Die 500 Zuhörer*innen im Saal und auf den Rängen hatte Lokal-Matador Bernd Gieseking schon zu Beginn seines Auftritts auf der Seite. Donnernder Applaus für seine Ausführungen zur Emotionsfähigkeit der hiesigen Bevölkerung: „Ja, wenn einer seine Gefühle zeigen kann, ist das der Ostwestfale!“ Kurze Pause und dann nach Stirnrunzeln im Publikum die Auflösung: „Allerdings gehen unsere Gefühle niemanden etwas an.“ Auch Erlebnisse mit seinen Eltern auf einer Finnland-Reise – aus dem Buch „Finne Dich selbst“ – nimmt er aufs Korn. Dann berichtet in einem Auszug aus seinem neuen Buch „Gefühlte 30“ von einem Klassentreffen, wo lauter scheinbar unbekannte Personen ihn herzlich begrüßten. Komisch! Am Anfang erwähnt der Kabarettist und Autor kurz, dass er seine Karriere bei den „Mindener Stichlingen“ begonnen hat, die Namensgeber des Preises sind. Seine Eltern nahmen ihn seinerzeit zu einem Auftritt ins Haus der Jugend mit. Wer hätte damals geahnt, dass aus einem anfänglichen Fan und späteren Amateur-Kabarettisten mal ein Profi und Preisträger wird? Wohl keiner! Umso mehr Applaus gab es für Bernd Gieseking.
Am Ende hatten dann Bürgermeister Michael Jäcke und Stichlings-Gründer Birger Hausmann ihren Auftritt. Bronzeskulpturen, Urkunde und Preisgeld wurden an die glücklichen Preisträger*innen überreicht. Mit einer Karte an einem Abend gleich vier Kabarettisten – das wird nicht oft geboten, aber eben alle zwei Jahre im Mindener Stadttheater. Wer an dem Abend nicht dabei war, kann die Preisverleihung am Samstag, 12. November, um 15.05 Uhr auf WDR 5 nachhören. Der Sender hat die Gala aufgezeichnet.

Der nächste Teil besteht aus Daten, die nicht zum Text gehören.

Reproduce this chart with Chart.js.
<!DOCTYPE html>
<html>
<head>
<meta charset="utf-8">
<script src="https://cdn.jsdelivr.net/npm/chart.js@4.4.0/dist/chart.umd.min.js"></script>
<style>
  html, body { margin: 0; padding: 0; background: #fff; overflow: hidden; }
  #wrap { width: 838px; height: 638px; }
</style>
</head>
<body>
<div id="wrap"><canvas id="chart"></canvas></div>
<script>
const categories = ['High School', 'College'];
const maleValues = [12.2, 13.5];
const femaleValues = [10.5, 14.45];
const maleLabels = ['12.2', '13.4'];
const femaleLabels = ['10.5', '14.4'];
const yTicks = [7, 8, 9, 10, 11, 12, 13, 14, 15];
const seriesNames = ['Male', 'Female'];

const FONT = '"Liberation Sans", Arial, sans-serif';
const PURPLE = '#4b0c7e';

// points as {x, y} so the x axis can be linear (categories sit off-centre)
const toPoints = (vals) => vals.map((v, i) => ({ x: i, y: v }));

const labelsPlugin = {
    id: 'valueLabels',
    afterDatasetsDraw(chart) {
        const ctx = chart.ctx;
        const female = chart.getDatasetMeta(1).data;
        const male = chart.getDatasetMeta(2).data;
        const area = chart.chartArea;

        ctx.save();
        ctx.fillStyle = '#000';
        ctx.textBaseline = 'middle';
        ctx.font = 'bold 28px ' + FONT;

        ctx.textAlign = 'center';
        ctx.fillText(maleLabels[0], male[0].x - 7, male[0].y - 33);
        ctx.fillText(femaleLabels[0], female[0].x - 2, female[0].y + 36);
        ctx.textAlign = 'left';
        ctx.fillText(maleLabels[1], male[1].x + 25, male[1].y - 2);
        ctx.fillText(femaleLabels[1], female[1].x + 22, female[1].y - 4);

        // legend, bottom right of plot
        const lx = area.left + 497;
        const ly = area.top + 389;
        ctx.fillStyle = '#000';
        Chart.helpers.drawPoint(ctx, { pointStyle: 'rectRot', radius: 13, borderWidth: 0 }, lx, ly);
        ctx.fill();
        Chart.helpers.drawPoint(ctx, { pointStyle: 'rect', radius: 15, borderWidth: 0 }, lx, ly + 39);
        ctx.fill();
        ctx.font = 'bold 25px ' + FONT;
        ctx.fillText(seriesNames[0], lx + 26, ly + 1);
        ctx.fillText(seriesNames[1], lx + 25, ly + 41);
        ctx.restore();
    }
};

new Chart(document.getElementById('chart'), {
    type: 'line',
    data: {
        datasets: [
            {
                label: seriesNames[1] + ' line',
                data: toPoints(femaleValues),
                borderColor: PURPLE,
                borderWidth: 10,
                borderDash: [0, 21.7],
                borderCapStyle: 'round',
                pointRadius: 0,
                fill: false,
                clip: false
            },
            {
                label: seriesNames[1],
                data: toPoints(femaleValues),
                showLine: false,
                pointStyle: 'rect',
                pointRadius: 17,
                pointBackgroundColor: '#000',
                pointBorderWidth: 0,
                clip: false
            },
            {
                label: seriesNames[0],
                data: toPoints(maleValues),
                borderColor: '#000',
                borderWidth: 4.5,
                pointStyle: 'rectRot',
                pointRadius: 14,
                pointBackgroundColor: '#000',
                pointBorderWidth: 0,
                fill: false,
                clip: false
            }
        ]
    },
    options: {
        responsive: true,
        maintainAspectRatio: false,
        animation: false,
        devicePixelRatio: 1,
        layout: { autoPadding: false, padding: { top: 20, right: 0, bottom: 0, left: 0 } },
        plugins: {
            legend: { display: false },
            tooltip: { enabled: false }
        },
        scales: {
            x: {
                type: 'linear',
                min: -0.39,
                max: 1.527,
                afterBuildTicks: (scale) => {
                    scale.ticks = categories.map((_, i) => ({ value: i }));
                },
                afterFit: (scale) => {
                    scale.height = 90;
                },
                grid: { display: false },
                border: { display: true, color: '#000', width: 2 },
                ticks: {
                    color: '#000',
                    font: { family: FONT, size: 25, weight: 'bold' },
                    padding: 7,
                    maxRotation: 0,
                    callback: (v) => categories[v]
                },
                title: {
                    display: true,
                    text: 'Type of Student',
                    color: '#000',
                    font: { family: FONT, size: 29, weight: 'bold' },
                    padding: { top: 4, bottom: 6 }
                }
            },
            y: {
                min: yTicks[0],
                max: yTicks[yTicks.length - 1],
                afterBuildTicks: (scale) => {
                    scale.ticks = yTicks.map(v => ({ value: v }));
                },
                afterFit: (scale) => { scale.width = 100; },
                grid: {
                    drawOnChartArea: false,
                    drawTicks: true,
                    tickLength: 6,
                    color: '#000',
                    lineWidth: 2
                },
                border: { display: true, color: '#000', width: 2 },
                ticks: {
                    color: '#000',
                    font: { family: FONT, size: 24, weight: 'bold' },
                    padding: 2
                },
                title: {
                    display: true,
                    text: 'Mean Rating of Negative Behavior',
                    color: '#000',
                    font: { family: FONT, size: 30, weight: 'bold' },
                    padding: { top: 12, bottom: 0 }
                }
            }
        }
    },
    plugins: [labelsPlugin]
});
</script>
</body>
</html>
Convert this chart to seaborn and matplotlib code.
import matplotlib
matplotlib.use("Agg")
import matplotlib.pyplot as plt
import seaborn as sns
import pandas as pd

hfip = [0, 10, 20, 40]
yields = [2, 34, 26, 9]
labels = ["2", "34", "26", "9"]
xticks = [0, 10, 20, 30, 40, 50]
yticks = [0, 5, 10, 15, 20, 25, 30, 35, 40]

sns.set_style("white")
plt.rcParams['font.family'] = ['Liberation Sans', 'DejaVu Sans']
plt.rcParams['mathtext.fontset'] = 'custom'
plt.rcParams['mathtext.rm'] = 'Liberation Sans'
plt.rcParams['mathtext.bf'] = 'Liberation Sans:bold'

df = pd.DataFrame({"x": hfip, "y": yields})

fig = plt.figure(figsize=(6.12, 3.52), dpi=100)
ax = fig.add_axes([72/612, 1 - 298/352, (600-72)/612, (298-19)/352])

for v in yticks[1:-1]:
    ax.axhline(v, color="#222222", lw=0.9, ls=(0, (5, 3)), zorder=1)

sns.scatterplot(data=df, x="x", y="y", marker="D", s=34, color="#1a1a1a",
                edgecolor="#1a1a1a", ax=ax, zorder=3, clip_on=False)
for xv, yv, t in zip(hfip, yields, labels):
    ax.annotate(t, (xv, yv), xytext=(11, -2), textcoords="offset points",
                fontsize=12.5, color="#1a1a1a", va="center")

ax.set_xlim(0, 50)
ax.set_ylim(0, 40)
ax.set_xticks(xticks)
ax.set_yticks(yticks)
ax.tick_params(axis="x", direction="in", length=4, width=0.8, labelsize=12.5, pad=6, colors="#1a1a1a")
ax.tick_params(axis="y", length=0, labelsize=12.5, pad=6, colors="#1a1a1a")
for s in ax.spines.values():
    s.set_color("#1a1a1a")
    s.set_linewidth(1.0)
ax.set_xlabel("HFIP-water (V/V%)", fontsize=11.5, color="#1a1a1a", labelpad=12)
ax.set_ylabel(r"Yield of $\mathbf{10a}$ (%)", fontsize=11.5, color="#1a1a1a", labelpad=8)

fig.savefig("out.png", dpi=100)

Das Preisgeld für den Solisten und die Gruppe – je 4000 Euro – stifteten erneut die beiden Sponsoren, die Unternehmensgruppe Melitta und die Sparkasse Minden-Lübbecke. Das Geld für den Sonderpreis (2000 Euro) kam vom Mindener Unternehmer Anton Dschida. Die im April 2016 bekannt gegebenen Preisträger hat eine mit Kulturexperten und Journalisten besetzte Jury ausgewählt. Diese tagt wieder im Herbst des kommenden Jahres.